◆ Written instruction ◆
Write the material out again in full, word for word. Do not include the pictures.

-----

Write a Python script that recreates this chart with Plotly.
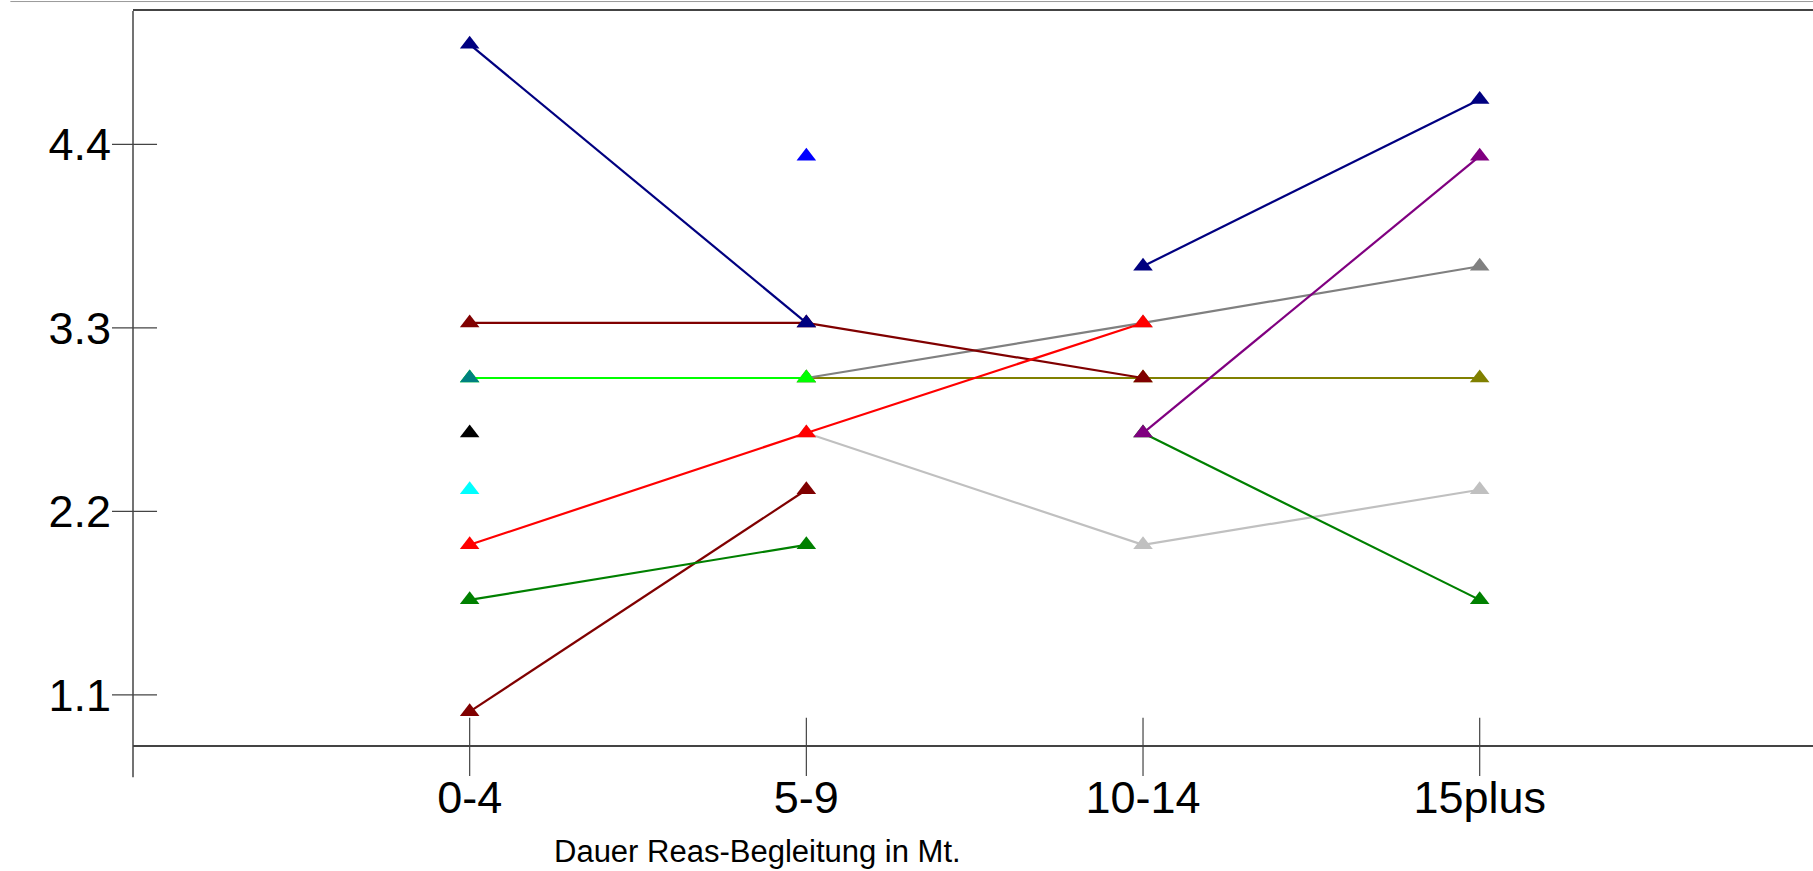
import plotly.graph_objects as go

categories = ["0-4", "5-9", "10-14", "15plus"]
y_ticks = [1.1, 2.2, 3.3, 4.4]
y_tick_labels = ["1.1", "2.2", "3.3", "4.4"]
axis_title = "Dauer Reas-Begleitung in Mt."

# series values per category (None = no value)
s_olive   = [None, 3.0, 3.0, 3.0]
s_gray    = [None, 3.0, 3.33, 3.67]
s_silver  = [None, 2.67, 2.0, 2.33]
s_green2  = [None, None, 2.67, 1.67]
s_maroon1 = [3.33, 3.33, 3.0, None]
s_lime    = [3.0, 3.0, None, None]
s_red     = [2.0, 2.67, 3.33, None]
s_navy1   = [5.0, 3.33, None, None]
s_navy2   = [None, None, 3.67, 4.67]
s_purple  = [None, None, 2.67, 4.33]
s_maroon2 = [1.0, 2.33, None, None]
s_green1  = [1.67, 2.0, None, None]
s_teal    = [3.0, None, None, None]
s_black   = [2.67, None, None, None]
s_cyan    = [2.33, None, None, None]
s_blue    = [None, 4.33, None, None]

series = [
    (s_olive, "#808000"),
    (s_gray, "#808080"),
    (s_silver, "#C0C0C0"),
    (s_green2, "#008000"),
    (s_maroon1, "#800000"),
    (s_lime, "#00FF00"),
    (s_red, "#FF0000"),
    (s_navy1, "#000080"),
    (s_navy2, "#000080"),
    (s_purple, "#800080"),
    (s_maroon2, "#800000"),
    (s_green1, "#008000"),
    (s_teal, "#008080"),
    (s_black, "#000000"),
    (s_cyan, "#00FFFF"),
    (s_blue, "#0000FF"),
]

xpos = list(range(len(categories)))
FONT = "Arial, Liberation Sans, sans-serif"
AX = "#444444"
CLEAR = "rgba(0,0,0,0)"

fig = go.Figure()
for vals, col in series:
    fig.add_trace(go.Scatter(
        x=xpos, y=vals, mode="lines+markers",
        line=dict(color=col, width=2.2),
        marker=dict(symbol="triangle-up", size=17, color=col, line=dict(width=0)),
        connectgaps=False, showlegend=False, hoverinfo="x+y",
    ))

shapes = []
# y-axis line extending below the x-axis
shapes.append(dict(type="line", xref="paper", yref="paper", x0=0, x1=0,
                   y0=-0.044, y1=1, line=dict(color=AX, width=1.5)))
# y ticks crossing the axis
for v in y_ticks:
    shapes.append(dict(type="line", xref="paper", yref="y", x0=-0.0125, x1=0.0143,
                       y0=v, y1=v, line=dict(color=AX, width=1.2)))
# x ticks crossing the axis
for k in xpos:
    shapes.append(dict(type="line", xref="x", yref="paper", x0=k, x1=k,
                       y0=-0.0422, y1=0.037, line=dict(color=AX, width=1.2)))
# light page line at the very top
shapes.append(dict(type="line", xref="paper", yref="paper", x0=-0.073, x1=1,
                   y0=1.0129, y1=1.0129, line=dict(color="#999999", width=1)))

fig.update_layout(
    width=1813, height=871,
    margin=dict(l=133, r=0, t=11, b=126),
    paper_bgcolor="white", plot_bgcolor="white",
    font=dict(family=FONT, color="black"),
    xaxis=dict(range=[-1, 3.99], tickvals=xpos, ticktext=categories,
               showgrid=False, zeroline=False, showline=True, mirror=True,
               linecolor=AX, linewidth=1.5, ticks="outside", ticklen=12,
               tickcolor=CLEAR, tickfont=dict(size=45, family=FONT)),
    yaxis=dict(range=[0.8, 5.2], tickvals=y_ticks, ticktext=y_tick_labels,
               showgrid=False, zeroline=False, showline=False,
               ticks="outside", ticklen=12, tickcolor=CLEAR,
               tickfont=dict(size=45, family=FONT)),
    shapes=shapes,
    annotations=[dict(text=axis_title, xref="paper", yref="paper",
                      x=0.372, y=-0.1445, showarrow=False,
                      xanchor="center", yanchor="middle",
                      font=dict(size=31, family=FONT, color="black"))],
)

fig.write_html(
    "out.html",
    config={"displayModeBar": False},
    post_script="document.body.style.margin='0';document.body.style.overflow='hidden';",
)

-----

◆ Worked solution ◆
Write a Python script that recreates this chart with Plotly.
import plotly.graph_objects as go

categories = ["0-4", "5-9", "10-14", "15plus"]
y_ticks = [1.1, 2.2, 3.3, 4.4]
y_tick_labels = ["1.1", "2.2", "3.3", "4.4"]
axis_title = "Dauer Reas-Begleitung in Mt."

# series values per category (None = no value)
s_olive   = [None, 3.0, 3.0, 3.0]
s_gray    = [None, 3.0, 3.33, 3.67]
s_silver  = [None, 2.67, 2.0, 2.33]
s_green2  = [None, None, 2.67, 1.67]
s_maroon1 = [3.33, 3.33, 3.0, None]
s_lime    = [3.0, 3.0, None, None]
s_red     = [2.0, 2.67, 3.33, None]
s_navy1   = [5.0, 3.33, None, None]
s_navy2   = [None, None, 3.67, 4.67]
s_purple  = [None, None, 2.67, 4.33]
s_maroon2 = [1.0, 2.33, None, None]
s_green1  = [1.67, 2.0, None, None]
s_teal    = [3.0, None, None, None]
s_black   = [2.67, None, None, None]
s_cyan    = [2.33, None, None, None]
s_blue    = [None, 4.33, None, None]

series = [
    (s_olive, "#808000"),
    (s_gray, "#808080"),
    (s_silver, "#C0C0C0"),
    (s_green2, "#008000"),
    (s_maroon1, "#800000"),
    (s_lime, "#00FF00"),
    (s_red, "#FF0000"),
    (s_navy1, "#000080"),
    (s_navy2, "#000080"),
    (s_purple, "#800080"),
    (s_maroon2, "#800000"),
    (s_green1, "#008000"),
    (s_teal, "#008080"),
    (s_black, "#000000"),
    (s_cyan, "#00FFFF"),
    (s_blue, "#0000FF"),
]

xpos = list(range(len(categories)))
FONT = "Arial, Liberation Sans, sans-serif"
AX = "#444444"
CLEAR = "rgba(0,0,0,0)"

fig = go.Figure()
for vals, col in series:
    fig.add_trace(go.Scatter(
        x=xpos, y=vals, mode="lines+markers",
        line=dict(color=col, width=2.2),
        marker=dict(symbol="triangle-up", size=17, color=col, line=dict(width=0)),
        connectgaps=False, showlegend=False, hoverinfo="x+y",
    ))

shapes = []
# y-axis line extending below the x-axis
shapes.append(dict(type="line", xref="paper", yref="paper", x0=0, x1=0,
                   y0=-0.044, y1=1, line=dict(color=AX, width=1.5)))
# y ticks crossing the axis
for v in y_ticks:
    shapes.append(dict(type="line", xref="paper", yref="y", x0=-0.0125, x1=0.0143,
                       y0=v, y1=v, line=dict(color=AX, width=1.2)))
# x ticks crossing the axis
for k in xpos:
    shapes.append(dict(type="line", xref="x", yref="paper", x0=k, x1=k,
                       y0=-0.0422, y1=0.037, line=dict(color=AX, width=1.2)))
# light page line at the very top
shapes.append(dict(type="line", xref="paper", yref="paper", x0=-0.073, x1=1,
                   y0=1.0129, y1=1.0129, line=dict(color="#999999", width=1)))

fig.update_layout(
    width=1813, height=871,
    margin=dict(l=133, r=0, t=11, b=126),
    paper_bgcolor="white", plot_bgcolor="white",
    font=dict(family=FONT, color="black"),
    xaxis=dict(range=[-1, 3.99], tickvals=xpos, ticktext=categories,
               showgrid=False, zeroline=False, showline=True, mirror=True,
               linecolor=AX, linewidth=1.5, ticks="outside", ticklen=12,
               tickcolor=CLEAR, tickfont=dict(size=45, family=FONT)),
    yaxis=dict(range=[0.8, 5.2], tickvals=y_ticks, ticktext=y_tick_labels,
               showgrid=False, zeroline=False, showline=False,
               ticks="outside", ticklen=12, tickcolor=CLEAR,
               tickfont=dict(size=45, family=FONT)),
    shapes=shapes,
    annotations=[dict(text=axis_title, xref="paper", yref="paper",
                      x=0.372, y=-0.1445, showarrow=False,
                      xanchor="center", yanchor="middle",
                      font=dict(size=31, family=FONT, color="black"))],
)

fig.write_html(
    "out.html",
    config={"displayModeBar": False},
    post_script="document.body.style.margin='0';document.body.style.overflow='hidden';",
)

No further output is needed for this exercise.